- Species: Vitis vinifera
- Also called: Pokalza, Ribolla Nera (more)
- Origin: Slovenia/Italian border region
- Notable regions: Friuli-Venezia Giulia
- Notable wines: Colli Orientali del Friuli Rosso, Cialla Schioppettino, Isonzo Rosso
- VIVC number: 10830

= Schioppettino =

Variety of grape

Schioppettino (/it/; meaning "gunshot" or "little crack", also known as "Ribolla Nera") is a red Italian wine grape grown predominantly in the Friuli Venezia Giulia region of northeast Italy. The grape is believed to have originated between the comune of Prepotto and the Slovenian border, where records of the Schiopettino wine being used in marriage ceremonies date to 1282. The grape was nearly lost to extinction following the phylloxera epidemic of the late 19th century, when vineyard owners decided against replanting the variety in favor of French wine grapes like Cabernet franc, Cabernet Sauvignon, Pinot gris, Sauvignon blanc and Merlot. Some isolated plantings continued to exist until a 1978 European Union decree encouraged its planting in the province of Udine.

==Viticulture and wine==
Today the Vitis vinifera grape is a prominent planting in the Colli Orientali del Friuli Denominazione di origine controllata (DOC), where it produces very aromatic, medium bodied wines, with Rhône-like qualities of deep dark coloring, with violet, raspberry and pepper notes.

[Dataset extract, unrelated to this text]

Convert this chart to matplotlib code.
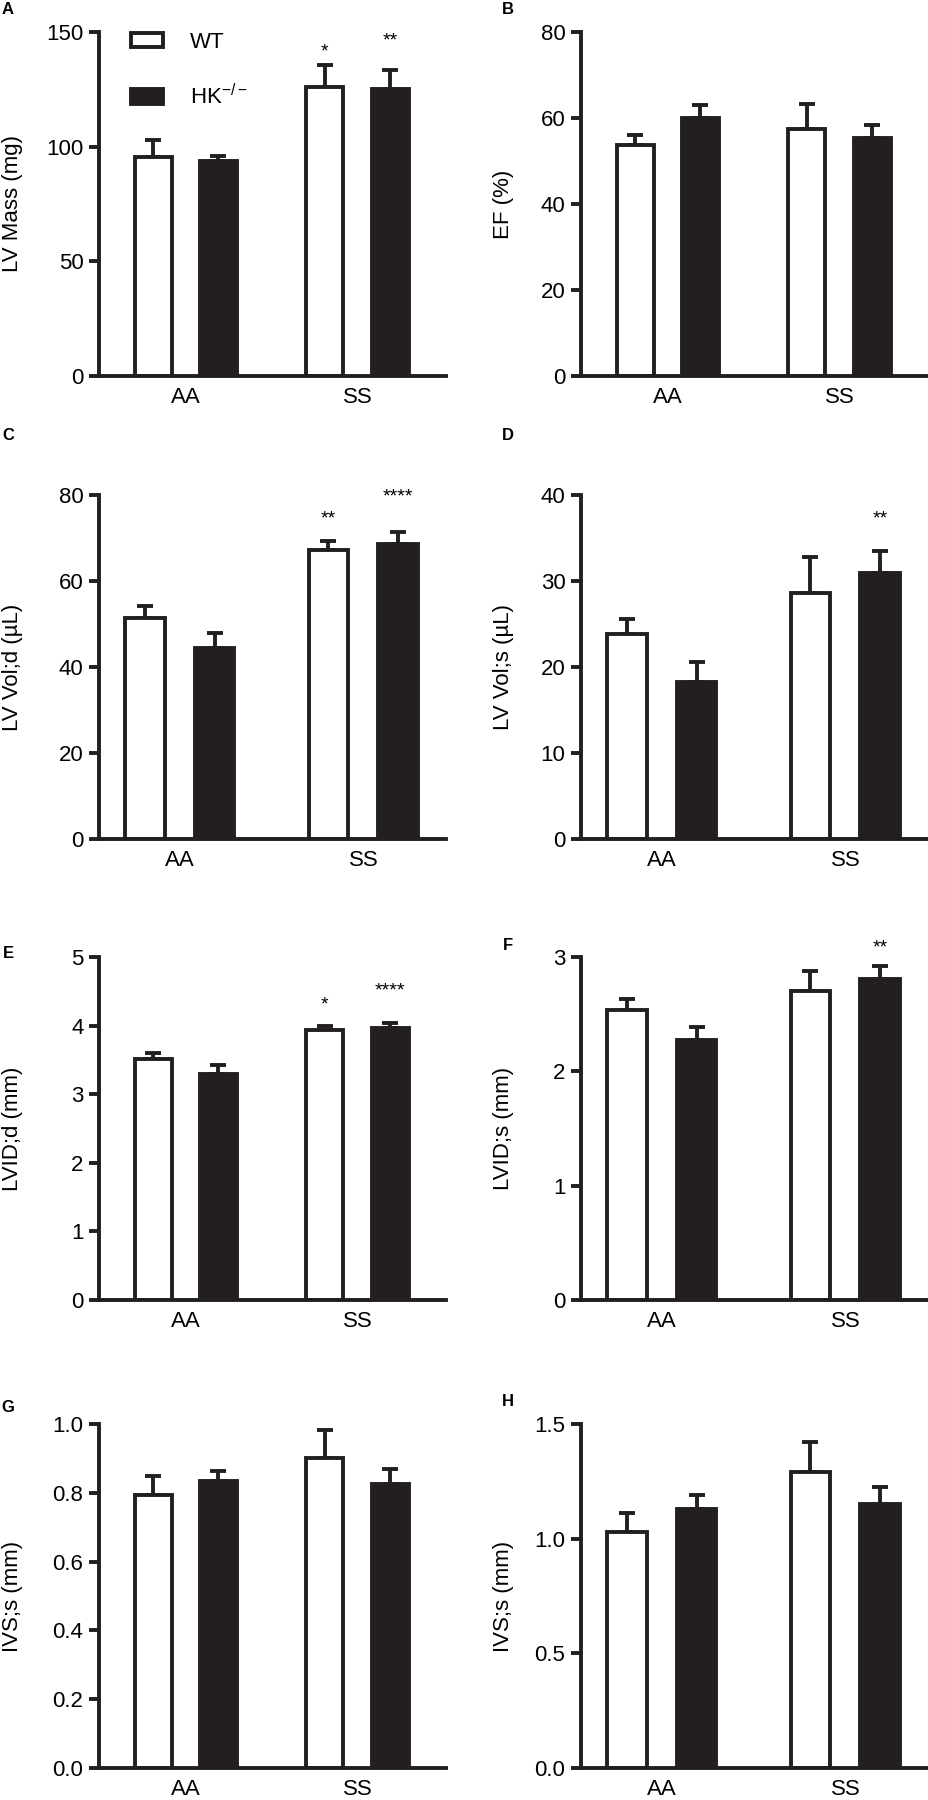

In addition to thriving in the Prepotto area, the grape also seems to do well in the Buttrio-Manzano area. The grape's high acidity and low alcohol levels bodes well for a semi-sparkling style that is mostly consumed domestically and rarely exported.

==Wine regions==
Today the grape is found mostly in the Friuli-Venezia Giulia region and Slovenia. It is used most notably in the wines from Prepotto, Colli Orientali del Friuli Rosso, Cialla Schioppettino and Isonzo Rosso.

=== United States ===
The grape was first planted in the United States in the Russian River Valley wine region of California. The first Schioppettino varietal wine in North America was made in 2004 by Holdredge Wines in Healdsburg, California. In addition, Matthiasson Wines in Napa, Orsi Family Vineyards in Healdsburg, Preston Farm and Winery in Healdsburg, and Andis Wines in the Sierra Foolhills (Plymouth) grow and produce Schioppettino.

=== Australia ===
Schioppettino was introduced into Australia in 2005 by Chalmers Nurseries in Heathcote, and first commercially vinified in 2016. Schioppettino wines are being produced by several producers in Australia, including as low alcohol and natural wines.

==Synonyms==
Schioppettino has been known under a variety of synonyms: Pocalza, Ribolla Nera, Schioccoletto, Schiopetino and Scoppiettino.